I really appreciate how friendly people are here in Nashville and the scenery is so beautiful with the hills and greenery. The orchestra is such a wonderful group of people and interacting with them has given me so much joy.

𝙃𝙤𝙬 𝙙𝙤 𝙮𝙤𝙪 𝙥𝙖𝙨𝙨 𝙩𝙝𝙚 𝙩𝙞𝙢𝙚 𝙤𝙪𝙩𝙨𝙞𝙙𝙚 𝙤𝙛 𝙤𝙧𝙘𝙝𝙚𝙨𝙩𝙧𝙖 𝙡𝙞𝙛𝙚, 𝙖𝙣𝙙 𝙬𝙝𝙖𝙩 𝙖𝙧𝙚 𝙮𝙤𝙪𝙧 𝙝𝙤𝙗𝙗𝙞𝙚𝙨 𝙖𝙬𝙖𝙮 𝙛𝙧𝙤𝙢 𝙮𝙤𝙪𝙧 𝙞𝙣𝙨𝙩𝙧𝙪𝙢𝙚𝙣𝙩𝙨?

I also perform concerts with my wife, Debi Loach, in orchestral and chamber music. We met in college and it's always great to rehearse and perform music with her. I have a number of non-musical interests as well including aviation, and I went through a big sports phase as well.
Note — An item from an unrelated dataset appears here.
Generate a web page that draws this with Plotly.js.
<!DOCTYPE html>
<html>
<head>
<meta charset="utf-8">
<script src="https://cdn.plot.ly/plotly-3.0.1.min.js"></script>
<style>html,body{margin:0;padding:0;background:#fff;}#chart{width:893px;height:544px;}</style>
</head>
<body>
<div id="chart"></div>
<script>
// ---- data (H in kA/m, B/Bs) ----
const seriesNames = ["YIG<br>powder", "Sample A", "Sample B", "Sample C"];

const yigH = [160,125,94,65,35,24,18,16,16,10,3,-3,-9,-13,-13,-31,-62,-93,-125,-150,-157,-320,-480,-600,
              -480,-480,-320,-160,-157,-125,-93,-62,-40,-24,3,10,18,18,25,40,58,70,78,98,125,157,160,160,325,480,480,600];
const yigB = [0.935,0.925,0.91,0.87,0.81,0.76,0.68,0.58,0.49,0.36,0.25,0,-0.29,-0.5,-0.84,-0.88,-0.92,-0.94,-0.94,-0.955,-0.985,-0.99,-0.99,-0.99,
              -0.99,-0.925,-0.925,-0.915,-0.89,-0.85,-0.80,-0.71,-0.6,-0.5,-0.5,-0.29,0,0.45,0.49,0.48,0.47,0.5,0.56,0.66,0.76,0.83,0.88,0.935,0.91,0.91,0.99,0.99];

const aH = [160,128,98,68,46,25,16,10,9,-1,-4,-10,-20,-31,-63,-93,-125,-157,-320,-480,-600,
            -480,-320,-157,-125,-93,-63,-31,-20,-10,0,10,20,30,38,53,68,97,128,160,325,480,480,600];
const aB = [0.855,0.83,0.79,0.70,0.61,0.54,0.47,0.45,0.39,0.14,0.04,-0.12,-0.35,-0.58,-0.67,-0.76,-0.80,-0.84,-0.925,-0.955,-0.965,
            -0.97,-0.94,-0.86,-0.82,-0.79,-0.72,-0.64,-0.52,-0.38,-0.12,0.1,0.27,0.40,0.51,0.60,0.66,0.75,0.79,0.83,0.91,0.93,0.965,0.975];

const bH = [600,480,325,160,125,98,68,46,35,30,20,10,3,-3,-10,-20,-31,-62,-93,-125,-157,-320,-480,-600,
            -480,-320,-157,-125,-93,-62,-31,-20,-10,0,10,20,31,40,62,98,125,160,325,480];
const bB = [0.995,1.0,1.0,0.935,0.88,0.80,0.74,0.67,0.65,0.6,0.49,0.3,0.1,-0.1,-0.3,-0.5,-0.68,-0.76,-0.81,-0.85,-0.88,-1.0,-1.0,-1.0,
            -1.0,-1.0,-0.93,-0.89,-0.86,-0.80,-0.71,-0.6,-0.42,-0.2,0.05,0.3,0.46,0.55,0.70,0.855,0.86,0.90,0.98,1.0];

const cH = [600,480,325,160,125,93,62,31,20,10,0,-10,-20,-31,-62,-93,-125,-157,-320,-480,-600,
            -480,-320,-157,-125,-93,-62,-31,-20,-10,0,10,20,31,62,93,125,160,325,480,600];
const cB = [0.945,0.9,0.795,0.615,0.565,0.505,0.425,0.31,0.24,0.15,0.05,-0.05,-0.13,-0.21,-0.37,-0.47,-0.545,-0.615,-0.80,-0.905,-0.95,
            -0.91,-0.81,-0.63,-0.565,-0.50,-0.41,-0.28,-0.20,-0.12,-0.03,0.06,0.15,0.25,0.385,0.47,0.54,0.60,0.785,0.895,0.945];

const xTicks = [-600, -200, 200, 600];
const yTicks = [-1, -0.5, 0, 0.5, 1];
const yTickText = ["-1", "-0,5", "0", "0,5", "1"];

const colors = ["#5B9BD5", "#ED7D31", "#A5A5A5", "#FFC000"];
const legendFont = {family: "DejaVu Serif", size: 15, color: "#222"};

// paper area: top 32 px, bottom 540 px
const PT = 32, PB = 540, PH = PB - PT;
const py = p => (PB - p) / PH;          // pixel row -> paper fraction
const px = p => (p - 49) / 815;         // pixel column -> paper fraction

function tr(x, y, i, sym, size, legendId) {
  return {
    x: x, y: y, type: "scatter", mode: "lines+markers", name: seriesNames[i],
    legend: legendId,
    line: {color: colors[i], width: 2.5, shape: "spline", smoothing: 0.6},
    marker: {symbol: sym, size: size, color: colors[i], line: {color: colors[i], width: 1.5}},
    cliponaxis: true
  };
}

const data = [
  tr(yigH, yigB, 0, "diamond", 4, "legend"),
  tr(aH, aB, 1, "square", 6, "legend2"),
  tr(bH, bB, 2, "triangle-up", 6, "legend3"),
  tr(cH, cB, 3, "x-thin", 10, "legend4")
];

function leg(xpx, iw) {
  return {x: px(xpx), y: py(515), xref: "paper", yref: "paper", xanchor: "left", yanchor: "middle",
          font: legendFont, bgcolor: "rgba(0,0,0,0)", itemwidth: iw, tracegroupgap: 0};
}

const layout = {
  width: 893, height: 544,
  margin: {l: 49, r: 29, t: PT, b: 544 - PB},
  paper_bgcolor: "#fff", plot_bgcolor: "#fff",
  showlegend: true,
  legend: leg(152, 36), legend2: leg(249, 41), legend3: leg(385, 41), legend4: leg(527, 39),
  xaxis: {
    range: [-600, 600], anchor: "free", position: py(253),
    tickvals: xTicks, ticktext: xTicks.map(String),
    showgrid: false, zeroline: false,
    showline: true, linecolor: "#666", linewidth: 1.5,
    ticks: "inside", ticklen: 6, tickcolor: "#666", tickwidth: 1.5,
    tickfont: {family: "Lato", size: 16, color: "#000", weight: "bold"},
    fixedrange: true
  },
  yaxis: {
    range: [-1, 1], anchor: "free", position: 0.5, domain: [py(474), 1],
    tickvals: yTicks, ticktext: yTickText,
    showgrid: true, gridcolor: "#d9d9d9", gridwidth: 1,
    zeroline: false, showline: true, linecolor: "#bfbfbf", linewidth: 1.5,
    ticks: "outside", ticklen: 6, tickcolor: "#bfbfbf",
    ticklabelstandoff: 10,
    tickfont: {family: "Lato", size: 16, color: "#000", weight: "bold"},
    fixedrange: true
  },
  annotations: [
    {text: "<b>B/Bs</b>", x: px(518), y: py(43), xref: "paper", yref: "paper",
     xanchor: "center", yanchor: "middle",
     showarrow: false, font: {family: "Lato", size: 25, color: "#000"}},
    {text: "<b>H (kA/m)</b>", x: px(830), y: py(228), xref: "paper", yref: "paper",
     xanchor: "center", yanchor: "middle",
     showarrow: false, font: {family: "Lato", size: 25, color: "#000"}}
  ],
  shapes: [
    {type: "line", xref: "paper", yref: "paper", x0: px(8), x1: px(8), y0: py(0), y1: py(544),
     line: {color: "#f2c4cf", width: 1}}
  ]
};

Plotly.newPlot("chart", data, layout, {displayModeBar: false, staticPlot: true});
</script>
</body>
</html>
Movies used to interest me as a kid and in fact, the music to Star Wars just happened to come out when I started learning percussion. I wore that record out from so much listening and it was amazing to meet John Williams here recently when we performed his music for the opening Gala. Nowadays, I've taken more of an interest in nature, animals, the environment, and weather. I love being outside (mostly when it's warm), and I've been known to do the occasional stargazing as well.

𝙏𝙝𝙖𝙣𝙠 𝙮𝙤𝙪 𝙨𝙤 𝙢𝙪𝙘𝙝 𝙛𝙤𝙧 𝙮𝙤𝙪𝙧 𝙩𝙞𝙢𝙚! 𝘼𝙣𝙮 𝙥𝙖𝙧𝙩𝙞𝙣𝙜 𝙬𝙤𝙧𝙙𝙨?

It's been great sharing some of my life interests with you and hope to see everyone at our concerts in the near future. The audience is so crucial to music-making. I have a lot of great recordings but it's not the same experience as performing live and it's always a thrill to engage in music at the highest level.